What is the going price for a 3 lb bee package? I have not bought one for a couple years. thanks


----------



## yankeedoodle (Feb 28, 2018)

Where are you located? In minnisota you can get a package from b&b honey farm for $135. they mail them as well. lotsa people are sold out though.


----------



## CIW (Oct 2, 2007)

They are $125 from a guy I know over in Colorado. He usually has some good Italian queens also. The local farm stores are even selling them.
You don't say whether you want a package, or if you are just wondering about price. If so. Have you thought about catching a swarm?


----------



## alleyyooper (Apr 22, 2005)

TSC has Itialians and Carnolions for 179.00. per package.

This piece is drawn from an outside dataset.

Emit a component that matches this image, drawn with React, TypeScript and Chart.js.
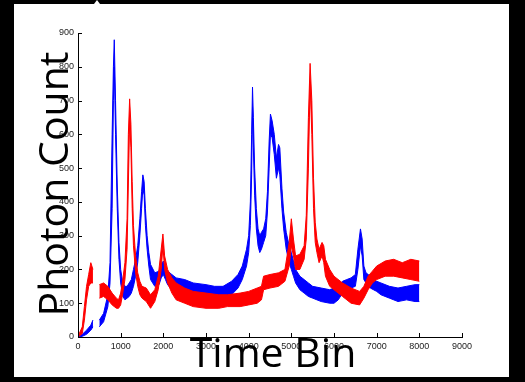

I looked to see if they still had any to sell and all I could find was while supplies last.
May want to call.

Also check out *sembabees.org* look in the classified ads for packages and nucs. At one time there were a few people who went to GA and brought back packages to seel in Mi. One guy on semba has them for 122.00

I would buy a local nuc my self if you can find a seller.
Just goggled Michigan honey bee nucs for sale and several dealers thru out Michigan popped up.

. Al


----------



## LittleRedHen (Apr 26, 2006)

alleyyooper said:


> TSC has Itialians and Carnolions for 179.00. per package.
> 
> I looked to see if they still had any to sell and all I could find was while supplies last.
> May want to call.
> ...


If you dont mind a drive all the way to Holland, Don Lam Bees have packages for $113.


----------



## ed/La (Feb 26, 2009)

I am in the wrong part of country for you but I am selling a few nucs for $150.


----------



## Darren (May 10, 2002)

I may know some folks selling Northern bees. PM me if you do FB and I'll link you. There's also lots of good info about naturalization and bees to avoid mites.


----------



## Iddee (Sep 25, 2005)

Packages are 110.00 at www.BEEZNEEDZ.com. Located in NC. They still have a few left for pickup on April 18.


----------



## DW (May 10, 2002)

Here in Colorado usually $125 for 3lb box.


----------



## bowslinger (Aug 4, 2007)

I played 140 for a 3 pound package I'm picking them up its only a 90 min drive from my house


----------



## siberian (Aug 23, 2011)

alleyyooper said:


> TSC has Itialians and Carnolions for 179.00. per package.
> 
> I looked to see if they still had any to sell and all I could find was while supplies last.
> May want to call.
> ...



Not bashing big box stores, but this is what I base buying on. 
*are the folks local. This way if there is a problem I can talk to them
*what do they do for the bee community? If they are proactive and keeping up to date, helping others and such , then I recommend them more often.


I agree, , look local and proactive


----------